Your task is to repeat the lines from the line with "Clone this chart" to the line with "import * as", both ends included, and nothing else. Pictures stay out of the copy.

▶

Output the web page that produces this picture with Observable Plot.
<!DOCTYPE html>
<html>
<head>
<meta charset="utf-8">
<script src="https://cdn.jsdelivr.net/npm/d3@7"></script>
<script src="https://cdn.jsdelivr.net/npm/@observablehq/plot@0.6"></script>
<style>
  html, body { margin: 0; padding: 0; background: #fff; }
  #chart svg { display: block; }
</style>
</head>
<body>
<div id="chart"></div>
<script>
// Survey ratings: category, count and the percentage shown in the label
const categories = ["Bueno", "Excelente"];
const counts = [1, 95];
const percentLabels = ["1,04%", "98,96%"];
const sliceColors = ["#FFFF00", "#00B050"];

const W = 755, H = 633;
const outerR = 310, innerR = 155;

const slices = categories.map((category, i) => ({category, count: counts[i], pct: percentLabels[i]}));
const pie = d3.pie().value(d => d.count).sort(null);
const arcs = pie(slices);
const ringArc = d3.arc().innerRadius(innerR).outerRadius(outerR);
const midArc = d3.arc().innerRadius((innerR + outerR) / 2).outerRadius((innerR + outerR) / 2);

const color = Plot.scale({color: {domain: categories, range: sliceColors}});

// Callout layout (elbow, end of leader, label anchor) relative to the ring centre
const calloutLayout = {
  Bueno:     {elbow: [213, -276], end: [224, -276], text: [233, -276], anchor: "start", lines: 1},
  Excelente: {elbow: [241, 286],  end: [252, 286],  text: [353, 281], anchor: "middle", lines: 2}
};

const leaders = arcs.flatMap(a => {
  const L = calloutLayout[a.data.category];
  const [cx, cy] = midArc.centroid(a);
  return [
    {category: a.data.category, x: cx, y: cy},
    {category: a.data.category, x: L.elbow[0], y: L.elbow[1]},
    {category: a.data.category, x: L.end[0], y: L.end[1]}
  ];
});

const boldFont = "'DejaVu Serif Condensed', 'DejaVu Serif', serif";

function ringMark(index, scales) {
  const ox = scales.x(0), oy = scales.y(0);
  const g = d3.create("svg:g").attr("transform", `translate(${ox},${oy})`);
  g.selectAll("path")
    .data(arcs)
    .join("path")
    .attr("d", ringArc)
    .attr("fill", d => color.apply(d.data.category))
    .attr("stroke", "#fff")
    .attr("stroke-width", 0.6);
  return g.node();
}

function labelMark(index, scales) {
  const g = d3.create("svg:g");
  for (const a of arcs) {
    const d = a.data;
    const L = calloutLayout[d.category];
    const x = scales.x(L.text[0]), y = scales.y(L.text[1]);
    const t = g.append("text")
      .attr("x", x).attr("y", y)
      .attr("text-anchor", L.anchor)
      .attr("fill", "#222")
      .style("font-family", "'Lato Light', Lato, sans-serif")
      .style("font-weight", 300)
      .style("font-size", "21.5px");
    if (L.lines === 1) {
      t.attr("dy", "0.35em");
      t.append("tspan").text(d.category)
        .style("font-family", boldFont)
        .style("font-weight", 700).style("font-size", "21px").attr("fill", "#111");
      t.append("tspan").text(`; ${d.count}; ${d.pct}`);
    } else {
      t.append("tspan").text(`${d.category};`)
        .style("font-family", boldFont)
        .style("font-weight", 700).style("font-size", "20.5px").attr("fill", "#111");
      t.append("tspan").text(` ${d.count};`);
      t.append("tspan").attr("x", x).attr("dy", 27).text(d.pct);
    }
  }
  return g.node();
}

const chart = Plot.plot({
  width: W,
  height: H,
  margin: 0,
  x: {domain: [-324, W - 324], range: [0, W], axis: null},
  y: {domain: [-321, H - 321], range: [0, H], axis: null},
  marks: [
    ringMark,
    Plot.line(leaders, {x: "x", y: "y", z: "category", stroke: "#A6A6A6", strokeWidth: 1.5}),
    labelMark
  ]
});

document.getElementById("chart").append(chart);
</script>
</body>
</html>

◀
▶

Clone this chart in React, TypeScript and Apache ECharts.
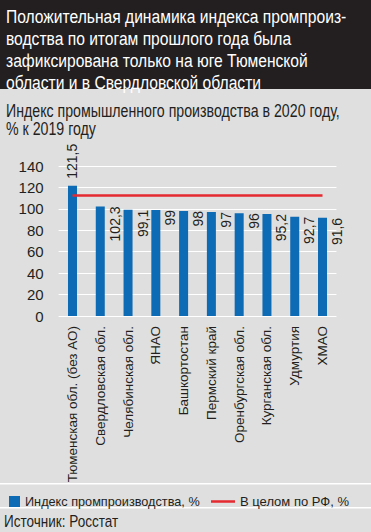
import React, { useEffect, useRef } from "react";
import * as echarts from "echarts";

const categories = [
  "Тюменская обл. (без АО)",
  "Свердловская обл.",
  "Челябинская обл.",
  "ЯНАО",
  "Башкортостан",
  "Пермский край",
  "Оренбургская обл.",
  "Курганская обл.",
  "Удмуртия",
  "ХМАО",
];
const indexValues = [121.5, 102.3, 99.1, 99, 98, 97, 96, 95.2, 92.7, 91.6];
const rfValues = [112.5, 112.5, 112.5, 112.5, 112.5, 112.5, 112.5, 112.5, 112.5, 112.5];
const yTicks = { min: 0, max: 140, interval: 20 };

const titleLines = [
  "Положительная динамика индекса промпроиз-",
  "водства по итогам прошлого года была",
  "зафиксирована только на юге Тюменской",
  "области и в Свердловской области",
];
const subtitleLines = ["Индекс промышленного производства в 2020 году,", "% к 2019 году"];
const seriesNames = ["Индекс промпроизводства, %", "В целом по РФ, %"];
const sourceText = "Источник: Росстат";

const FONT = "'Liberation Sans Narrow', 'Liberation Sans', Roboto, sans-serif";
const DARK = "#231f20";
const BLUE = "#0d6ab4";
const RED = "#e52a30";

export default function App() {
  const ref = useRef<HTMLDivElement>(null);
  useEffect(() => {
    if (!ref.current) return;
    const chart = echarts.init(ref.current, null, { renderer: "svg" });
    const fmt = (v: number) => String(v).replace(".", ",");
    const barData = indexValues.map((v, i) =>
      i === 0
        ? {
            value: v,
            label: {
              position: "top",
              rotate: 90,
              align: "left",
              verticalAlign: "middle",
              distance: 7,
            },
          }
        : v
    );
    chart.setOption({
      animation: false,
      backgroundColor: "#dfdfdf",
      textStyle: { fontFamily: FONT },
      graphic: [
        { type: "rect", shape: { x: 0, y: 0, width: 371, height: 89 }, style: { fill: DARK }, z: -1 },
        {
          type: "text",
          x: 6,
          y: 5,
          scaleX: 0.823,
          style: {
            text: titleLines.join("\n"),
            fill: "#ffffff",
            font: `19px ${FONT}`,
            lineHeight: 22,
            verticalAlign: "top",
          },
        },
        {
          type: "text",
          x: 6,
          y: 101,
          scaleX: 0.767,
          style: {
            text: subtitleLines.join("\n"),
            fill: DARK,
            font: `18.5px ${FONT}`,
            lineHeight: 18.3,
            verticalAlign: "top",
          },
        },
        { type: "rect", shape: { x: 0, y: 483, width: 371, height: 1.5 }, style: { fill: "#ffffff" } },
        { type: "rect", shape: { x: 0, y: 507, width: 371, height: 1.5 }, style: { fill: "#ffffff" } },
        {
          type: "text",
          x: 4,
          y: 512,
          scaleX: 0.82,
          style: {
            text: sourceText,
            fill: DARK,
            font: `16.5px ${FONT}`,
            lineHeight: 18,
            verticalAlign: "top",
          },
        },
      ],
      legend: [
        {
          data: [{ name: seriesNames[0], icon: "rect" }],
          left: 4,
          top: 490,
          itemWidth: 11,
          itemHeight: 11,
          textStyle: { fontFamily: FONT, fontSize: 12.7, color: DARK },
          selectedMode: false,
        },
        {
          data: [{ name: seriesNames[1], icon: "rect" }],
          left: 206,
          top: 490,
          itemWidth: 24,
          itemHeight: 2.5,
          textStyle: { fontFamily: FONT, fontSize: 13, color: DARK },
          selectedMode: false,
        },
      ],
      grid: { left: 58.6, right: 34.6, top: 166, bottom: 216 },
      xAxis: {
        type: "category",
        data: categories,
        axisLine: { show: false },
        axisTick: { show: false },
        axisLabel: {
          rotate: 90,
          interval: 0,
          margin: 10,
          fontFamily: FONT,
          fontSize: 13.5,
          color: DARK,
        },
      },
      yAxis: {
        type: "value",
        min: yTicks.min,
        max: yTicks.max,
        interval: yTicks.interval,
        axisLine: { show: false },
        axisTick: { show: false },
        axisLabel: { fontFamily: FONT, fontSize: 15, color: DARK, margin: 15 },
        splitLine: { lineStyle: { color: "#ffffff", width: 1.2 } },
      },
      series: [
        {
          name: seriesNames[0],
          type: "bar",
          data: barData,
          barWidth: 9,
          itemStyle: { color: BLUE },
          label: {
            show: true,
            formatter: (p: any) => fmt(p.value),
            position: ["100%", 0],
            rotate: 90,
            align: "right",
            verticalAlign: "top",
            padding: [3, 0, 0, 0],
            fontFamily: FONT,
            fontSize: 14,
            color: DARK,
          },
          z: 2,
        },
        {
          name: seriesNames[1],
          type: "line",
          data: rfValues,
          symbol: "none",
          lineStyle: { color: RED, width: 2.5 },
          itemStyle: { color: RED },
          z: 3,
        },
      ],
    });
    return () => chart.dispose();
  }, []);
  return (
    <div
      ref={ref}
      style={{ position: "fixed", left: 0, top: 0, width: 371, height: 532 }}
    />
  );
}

◀

Solution to the exercise
Clone this chart in React, TypeScript and Apache ECharts.
import React, { useEffect, useRef } from "react";
import * as echarts from "echarts";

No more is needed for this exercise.